No Throwing Fish.

Friday, September 5, 2008

mayonnaise sandwich

I'm back on the road. I became a bit nervous when confronted with the idea of once again being without a home, but quickly warmed up to the idea of continued adventure while looking out at Crater Lake from the summit of Mount Scott.

I needed to break a $20 inside a shopping mall in Oregon. Carl's Jr. has a 99 cent chicken sandwich. Knowing an opportunity when I see one, I ordered said sandwich, forgetting to specify "without mayonnaise." The cooks took this omission as a reason to apply a week's supply of mayo onto what was once known as my "sandwich," but could now only be referred to as my "foil wrapped mayo."

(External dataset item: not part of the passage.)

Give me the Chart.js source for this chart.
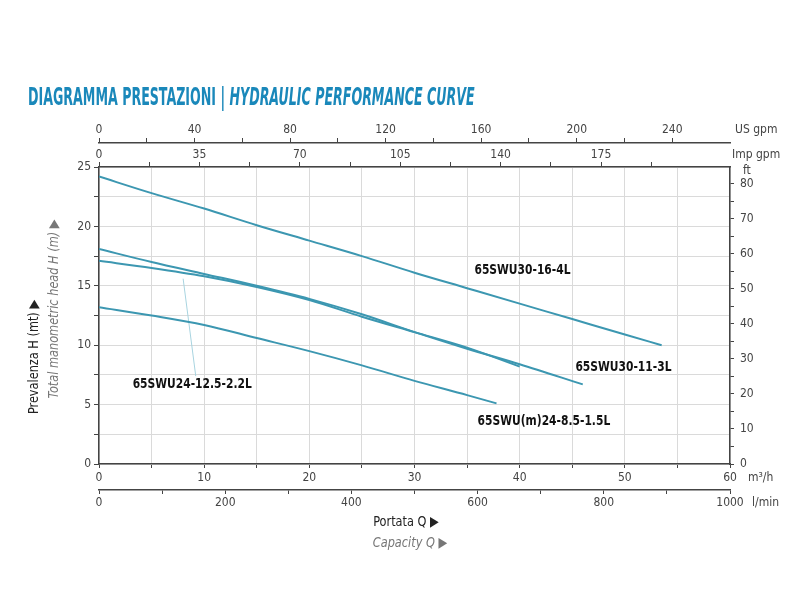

Outside a friend's house in Eugene, I was rummaging through my car, until I was interrupted by someone shouting "HAAAEEEEEHHHGH." I turned around to find a homeless woman standing about 25 feet from me, near a futon mattress which had been discarded in a carport. I responded "uhhhh... what?" and the following conversation ensued:

woman: YOU GOTTA HELP MAH BACK
me: "what?"
woman: I LIVE OUTDOORS. IT FOLDS RIGHT UP
me: "uh, what?"
woman: GOTTA TAKE THIS MATTRESS TO CARL'S JR
me: "okay?"
woman: IT FOLDS RIGHT UP! MY BACK!
me: "I have to go somewhere."

I parked my car on the next block.

While driving from Crater Lake towards the Redwood Forest (I think this is only about a 4 or 5 hour drive, I did not expect that) I encountered a sign advertising "Sweet Cron." I was stunned. About a quarter mile later I found another sign advertising the very same "sweet cron." Those clever Southern Oregonians succeeded in grabbing my attention with their intentional misspelling. Cron.